-- Begin --

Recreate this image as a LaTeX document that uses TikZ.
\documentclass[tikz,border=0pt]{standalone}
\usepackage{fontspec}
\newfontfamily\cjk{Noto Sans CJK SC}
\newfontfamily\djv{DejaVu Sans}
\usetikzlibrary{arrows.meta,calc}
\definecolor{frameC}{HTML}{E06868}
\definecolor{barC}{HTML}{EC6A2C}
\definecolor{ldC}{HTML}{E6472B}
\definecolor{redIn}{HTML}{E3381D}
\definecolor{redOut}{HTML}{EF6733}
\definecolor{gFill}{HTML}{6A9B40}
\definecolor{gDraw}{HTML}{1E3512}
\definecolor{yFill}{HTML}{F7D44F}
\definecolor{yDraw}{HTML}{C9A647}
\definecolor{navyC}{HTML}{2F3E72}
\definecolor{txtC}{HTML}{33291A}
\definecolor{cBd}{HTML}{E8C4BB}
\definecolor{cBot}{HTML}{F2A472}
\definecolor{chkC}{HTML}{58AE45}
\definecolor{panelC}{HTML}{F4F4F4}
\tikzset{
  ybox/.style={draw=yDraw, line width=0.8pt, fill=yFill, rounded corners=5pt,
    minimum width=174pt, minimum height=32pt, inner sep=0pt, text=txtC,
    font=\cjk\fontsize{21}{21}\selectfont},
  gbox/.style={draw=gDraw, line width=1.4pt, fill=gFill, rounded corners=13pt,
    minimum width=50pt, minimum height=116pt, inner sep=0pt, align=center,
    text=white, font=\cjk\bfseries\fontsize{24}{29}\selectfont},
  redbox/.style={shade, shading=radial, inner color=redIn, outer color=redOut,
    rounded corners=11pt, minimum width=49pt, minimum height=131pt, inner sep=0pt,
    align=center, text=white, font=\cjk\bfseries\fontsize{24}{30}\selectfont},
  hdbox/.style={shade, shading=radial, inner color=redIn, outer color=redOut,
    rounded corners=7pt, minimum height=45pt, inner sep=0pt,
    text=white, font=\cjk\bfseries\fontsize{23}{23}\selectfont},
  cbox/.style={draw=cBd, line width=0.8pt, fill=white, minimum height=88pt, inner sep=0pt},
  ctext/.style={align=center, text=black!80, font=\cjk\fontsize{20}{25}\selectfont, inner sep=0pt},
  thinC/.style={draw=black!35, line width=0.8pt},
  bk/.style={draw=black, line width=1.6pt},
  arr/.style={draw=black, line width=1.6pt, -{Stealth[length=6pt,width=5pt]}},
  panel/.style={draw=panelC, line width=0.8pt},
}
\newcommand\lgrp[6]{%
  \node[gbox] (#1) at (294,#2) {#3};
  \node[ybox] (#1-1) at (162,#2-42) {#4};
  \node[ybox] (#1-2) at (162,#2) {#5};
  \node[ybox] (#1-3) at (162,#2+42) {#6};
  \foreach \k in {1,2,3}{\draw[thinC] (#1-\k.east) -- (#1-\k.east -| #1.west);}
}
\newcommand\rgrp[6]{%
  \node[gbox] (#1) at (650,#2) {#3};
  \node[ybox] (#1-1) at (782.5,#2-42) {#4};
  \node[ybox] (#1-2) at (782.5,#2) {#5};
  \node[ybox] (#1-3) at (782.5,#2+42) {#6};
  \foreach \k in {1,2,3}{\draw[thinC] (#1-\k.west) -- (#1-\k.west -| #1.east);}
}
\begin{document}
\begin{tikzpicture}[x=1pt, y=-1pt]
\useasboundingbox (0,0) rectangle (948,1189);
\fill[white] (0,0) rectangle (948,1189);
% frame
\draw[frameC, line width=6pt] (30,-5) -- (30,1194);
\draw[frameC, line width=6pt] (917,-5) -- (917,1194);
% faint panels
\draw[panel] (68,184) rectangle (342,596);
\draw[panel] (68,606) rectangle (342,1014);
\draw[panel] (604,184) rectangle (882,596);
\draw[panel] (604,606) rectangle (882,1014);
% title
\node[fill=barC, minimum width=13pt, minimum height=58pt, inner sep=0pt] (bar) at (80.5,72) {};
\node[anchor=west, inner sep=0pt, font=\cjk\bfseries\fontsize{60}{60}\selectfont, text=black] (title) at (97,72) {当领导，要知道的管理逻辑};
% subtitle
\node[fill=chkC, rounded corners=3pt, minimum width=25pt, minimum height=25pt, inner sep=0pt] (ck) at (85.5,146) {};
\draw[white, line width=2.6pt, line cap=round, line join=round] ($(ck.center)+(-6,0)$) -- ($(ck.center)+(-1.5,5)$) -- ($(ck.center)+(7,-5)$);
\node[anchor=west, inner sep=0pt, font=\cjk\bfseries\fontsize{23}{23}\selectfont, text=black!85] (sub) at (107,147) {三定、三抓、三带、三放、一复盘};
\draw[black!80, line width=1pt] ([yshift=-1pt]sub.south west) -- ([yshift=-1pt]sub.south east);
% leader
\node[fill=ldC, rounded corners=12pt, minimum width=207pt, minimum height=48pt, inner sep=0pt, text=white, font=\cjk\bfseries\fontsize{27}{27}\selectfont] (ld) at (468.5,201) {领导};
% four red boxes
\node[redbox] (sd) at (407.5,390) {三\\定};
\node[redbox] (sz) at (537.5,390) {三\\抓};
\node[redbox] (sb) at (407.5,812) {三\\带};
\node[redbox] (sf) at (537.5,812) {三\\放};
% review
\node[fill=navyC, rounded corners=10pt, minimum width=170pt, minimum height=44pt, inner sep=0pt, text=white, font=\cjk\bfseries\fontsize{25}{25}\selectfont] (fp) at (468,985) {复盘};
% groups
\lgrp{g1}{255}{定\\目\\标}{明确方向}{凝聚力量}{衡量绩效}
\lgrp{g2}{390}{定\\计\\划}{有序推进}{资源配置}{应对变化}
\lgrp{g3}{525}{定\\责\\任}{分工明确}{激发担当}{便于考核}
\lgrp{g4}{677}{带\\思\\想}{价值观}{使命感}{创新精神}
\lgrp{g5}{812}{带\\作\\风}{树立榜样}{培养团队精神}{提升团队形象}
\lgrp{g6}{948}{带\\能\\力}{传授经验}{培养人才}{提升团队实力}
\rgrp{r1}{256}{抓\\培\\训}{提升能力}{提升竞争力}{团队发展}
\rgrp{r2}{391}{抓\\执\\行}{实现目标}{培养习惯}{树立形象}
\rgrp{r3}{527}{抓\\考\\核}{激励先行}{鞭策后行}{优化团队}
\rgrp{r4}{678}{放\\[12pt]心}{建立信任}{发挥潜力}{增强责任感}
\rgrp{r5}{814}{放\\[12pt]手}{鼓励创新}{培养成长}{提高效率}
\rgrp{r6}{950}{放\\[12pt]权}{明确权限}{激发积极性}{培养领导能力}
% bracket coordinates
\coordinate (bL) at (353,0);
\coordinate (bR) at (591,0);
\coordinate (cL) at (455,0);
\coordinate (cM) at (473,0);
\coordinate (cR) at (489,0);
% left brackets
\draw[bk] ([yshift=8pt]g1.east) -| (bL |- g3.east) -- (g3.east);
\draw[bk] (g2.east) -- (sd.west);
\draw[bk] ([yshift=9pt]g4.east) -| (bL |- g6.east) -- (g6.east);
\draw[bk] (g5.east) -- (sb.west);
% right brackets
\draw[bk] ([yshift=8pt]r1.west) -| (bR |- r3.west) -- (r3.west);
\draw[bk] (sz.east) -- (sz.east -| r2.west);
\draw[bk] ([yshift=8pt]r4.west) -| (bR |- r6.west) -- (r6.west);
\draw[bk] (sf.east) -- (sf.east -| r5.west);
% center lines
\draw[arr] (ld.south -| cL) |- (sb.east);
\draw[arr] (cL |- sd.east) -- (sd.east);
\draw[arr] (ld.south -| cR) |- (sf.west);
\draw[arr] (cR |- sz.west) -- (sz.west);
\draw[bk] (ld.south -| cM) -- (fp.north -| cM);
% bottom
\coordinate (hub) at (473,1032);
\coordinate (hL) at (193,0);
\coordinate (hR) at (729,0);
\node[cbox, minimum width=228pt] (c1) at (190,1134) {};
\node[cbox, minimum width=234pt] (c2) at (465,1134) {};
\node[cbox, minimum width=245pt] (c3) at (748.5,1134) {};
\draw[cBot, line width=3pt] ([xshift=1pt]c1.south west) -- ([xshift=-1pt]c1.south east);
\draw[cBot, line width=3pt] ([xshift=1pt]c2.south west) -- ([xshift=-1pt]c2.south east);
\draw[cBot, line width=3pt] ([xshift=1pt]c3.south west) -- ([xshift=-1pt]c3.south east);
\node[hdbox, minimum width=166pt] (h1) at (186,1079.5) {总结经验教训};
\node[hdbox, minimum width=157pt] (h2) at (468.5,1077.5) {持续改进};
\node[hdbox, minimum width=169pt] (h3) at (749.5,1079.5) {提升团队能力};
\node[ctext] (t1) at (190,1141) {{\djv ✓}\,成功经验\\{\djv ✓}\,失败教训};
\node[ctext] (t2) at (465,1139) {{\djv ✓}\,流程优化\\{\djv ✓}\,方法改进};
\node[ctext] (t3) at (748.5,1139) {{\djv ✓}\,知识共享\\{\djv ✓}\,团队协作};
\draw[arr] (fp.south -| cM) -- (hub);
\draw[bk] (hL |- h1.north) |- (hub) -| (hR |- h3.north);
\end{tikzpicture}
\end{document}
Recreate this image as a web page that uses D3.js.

-- End --

TASK DIRECTIONS: Using the listing above, pick out each line that contains the word "Recreate", then copy it.

TASK RESULT:
Recreate this image as a LaTeX document that uses TikZ.
Recreate this image as a web page that uses D3.js.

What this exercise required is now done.